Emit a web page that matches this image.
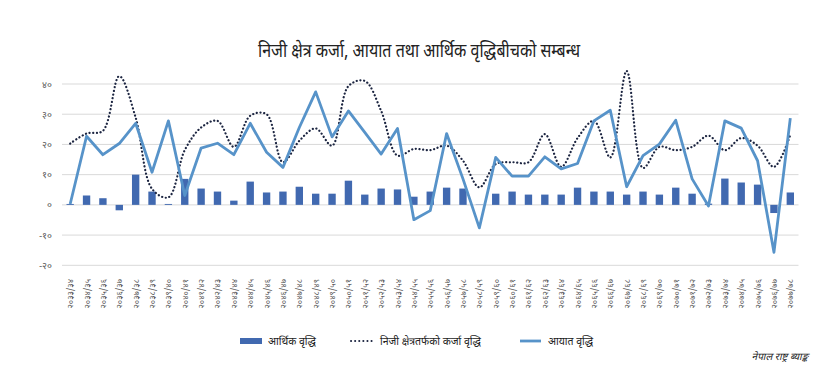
________
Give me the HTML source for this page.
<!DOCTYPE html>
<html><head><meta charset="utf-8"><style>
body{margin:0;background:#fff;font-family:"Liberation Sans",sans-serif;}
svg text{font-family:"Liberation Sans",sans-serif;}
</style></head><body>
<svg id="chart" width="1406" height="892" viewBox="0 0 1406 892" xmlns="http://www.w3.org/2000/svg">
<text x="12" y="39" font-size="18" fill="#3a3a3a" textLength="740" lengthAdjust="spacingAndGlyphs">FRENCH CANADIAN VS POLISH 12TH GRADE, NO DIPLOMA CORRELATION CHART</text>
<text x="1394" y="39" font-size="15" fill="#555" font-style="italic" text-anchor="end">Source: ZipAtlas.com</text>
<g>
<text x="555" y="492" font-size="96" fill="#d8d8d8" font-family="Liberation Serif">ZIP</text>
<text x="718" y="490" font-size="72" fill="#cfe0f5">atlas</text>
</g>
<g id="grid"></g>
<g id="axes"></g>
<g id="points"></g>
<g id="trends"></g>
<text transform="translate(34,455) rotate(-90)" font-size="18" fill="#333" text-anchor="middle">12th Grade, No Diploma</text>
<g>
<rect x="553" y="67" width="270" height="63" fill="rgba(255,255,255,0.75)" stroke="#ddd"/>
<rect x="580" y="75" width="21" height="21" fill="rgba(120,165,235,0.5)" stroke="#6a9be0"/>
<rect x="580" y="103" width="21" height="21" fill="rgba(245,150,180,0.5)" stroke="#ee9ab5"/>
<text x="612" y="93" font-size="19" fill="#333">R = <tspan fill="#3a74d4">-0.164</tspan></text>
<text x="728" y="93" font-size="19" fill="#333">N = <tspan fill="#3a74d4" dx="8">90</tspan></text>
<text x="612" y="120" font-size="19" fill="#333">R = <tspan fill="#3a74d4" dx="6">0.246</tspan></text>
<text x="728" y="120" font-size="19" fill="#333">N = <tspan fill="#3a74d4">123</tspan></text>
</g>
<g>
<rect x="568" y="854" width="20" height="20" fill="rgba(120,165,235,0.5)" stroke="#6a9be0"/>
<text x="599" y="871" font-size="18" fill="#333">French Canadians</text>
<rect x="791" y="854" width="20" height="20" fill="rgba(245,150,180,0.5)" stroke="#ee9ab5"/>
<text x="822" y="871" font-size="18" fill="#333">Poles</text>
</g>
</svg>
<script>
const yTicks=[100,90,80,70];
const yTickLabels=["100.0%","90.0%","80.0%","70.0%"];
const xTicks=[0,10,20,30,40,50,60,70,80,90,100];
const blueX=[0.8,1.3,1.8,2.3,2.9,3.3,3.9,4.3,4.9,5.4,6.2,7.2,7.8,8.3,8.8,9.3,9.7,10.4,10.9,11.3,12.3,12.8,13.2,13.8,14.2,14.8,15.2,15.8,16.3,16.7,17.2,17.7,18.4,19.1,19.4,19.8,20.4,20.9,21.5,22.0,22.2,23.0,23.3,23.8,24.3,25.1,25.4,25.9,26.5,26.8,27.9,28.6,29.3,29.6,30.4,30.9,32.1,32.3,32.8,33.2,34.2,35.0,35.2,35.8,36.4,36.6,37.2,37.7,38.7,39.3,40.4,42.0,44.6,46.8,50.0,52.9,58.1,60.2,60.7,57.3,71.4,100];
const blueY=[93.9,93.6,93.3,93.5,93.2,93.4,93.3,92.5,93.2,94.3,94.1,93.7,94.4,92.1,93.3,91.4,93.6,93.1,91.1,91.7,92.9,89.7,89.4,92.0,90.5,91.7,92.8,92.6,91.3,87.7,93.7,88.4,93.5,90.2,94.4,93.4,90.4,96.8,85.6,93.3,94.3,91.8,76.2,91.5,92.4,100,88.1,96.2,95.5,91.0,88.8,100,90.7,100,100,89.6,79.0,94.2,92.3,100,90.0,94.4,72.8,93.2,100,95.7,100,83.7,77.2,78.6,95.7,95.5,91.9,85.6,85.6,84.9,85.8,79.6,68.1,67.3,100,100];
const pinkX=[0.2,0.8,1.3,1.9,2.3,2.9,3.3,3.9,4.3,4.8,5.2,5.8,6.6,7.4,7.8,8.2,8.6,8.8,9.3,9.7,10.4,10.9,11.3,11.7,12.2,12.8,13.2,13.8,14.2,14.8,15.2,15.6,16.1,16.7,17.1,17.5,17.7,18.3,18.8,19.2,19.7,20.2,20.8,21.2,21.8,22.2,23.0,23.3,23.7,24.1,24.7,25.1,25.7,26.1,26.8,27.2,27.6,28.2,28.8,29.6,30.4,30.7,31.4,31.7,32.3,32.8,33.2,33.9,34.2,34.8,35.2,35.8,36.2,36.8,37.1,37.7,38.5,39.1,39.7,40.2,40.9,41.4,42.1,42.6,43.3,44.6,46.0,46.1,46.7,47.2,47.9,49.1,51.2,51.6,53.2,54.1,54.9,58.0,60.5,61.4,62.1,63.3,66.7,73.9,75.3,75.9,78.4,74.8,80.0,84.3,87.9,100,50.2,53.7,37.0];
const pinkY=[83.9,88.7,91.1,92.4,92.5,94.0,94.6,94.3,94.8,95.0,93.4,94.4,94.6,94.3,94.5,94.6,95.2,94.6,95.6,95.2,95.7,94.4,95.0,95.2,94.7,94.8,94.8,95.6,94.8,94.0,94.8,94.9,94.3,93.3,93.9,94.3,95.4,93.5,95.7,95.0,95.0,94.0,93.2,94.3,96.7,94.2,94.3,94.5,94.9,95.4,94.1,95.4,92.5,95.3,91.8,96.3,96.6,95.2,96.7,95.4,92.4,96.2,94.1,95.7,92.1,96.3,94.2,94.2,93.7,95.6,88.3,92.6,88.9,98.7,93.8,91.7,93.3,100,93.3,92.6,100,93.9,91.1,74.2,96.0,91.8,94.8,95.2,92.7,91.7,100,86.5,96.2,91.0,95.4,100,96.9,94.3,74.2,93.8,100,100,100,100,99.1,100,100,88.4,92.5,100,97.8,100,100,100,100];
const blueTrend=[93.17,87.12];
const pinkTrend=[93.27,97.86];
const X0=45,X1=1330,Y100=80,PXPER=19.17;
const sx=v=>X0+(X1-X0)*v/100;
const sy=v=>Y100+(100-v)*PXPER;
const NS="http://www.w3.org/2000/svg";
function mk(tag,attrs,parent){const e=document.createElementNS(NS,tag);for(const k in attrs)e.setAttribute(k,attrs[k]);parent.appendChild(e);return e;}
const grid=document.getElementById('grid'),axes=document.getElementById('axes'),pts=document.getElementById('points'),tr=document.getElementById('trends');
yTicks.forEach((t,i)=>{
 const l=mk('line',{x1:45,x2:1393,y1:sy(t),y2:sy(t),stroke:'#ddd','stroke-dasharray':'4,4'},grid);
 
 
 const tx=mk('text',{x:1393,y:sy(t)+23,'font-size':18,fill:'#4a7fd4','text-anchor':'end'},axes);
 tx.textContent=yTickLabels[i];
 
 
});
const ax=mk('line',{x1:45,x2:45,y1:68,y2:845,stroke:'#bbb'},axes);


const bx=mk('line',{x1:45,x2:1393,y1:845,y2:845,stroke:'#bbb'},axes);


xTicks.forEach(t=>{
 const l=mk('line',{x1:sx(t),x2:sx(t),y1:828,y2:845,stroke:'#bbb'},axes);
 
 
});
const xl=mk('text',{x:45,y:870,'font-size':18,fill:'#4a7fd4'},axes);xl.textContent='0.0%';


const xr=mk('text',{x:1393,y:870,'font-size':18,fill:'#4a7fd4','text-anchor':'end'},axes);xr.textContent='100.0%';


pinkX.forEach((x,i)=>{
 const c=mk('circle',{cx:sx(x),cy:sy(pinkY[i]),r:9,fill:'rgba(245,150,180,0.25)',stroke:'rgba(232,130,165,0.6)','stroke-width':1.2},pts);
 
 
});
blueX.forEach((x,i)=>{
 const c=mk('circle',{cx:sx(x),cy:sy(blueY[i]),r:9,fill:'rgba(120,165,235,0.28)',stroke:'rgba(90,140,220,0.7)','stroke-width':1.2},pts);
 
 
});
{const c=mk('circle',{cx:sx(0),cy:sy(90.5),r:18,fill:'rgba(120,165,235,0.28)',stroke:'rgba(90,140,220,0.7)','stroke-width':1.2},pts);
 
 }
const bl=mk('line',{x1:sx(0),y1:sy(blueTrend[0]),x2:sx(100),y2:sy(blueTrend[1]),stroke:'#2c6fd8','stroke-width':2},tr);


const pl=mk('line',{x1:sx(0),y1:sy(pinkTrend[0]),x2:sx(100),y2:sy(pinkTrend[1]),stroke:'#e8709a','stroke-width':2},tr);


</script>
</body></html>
________
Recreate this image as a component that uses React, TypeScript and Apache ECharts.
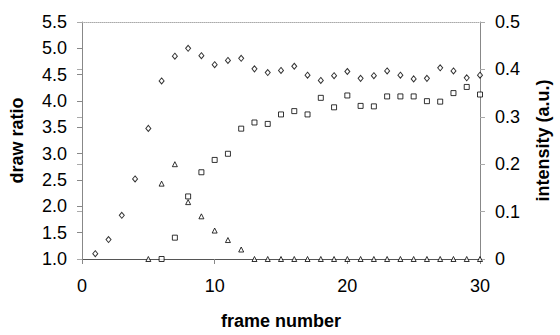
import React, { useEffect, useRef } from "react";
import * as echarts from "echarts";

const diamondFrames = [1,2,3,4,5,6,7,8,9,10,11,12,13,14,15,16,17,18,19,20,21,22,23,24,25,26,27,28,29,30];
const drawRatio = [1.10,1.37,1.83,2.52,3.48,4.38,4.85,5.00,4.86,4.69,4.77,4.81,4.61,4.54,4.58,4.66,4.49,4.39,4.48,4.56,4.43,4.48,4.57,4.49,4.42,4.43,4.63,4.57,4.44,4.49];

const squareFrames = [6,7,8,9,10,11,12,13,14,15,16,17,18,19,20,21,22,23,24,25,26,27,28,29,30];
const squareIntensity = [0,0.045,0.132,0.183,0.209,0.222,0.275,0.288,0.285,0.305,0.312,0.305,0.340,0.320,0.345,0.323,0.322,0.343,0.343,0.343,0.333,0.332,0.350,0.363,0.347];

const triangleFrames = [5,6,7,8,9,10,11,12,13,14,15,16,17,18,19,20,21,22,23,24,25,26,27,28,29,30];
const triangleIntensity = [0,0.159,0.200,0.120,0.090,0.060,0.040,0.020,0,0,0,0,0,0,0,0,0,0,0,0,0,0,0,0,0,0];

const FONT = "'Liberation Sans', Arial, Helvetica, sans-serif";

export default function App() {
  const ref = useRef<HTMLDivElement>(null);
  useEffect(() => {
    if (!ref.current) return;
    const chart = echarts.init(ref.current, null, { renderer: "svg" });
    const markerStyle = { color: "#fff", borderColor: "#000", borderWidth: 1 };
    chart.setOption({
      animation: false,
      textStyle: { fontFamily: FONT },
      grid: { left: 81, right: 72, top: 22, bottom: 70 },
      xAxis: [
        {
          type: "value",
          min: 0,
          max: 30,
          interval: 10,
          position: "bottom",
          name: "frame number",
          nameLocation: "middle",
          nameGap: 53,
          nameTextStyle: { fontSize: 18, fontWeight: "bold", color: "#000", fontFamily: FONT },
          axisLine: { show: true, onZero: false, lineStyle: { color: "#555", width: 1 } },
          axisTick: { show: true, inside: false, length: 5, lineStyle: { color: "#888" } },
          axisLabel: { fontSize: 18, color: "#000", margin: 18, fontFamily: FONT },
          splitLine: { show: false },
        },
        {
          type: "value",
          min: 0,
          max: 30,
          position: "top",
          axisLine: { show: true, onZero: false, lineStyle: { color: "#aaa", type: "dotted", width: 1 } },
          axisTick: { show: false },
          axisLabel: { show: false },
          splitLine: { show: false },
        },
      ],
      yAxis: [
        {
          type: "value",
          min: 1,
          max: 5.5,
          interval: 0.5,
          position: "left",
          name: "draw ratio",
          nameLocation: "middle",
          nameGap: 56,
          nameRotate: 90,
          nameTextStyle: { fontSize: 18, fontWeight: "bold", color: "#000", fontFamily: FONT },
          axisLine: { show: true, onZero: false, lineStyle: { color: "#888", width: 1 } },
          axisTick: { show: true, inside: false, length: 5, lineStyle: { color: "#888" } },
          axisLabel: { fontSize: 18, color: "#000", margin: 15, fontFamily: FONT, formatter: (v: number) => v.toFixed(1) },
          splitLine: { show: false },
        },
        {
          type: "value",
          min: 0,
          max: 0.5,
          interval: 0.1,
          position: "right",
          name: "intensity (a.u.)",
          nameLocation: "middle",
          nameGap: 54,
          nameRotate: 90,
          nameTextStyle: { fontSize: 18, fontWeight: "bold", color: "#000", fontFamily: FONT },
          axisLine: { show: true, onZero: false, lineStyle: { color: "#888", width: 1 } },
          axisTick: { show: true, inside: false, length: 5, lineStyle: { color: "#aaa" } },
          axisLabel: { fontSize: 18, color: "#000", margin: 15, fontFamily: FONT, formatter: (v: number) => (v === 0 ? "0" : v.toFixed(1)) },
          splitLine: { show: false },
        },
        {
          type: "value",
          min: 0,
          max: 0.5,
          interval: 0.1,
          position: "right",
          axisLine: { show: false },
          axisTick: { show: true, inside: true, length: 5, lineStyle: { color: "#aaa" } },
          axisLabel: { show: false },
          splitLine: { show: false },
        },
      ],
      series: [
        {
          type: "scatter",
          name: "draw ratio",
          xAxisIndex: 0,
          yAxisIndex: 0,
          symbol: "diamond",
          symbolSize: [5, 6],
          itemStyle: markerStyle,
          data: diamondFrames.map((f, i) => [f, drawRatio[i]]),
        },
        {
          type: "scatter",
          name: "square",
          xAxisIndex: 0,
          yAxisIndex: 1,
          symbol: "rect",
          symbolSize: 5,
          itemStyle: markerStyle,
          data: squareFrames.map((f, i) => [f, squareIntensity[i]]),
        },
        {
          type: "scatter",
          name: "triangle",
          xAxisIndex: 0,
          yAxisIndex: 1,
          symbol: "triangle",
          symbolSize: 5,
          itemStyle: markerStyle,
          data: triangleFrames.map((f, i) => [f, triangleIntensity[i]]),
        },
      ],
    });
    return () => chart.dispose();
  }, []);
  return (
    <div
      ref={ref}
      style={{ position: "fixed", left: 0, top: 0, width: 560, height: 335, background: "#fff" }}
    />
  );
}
________
WHAT IS EXPECTED →
Look through the material above and pick out each line holding the word "image".

THE REPLY →
Emit a web page that matches this image.
Recreate this image as a component that uses React, TypeScript and Apache ECharts.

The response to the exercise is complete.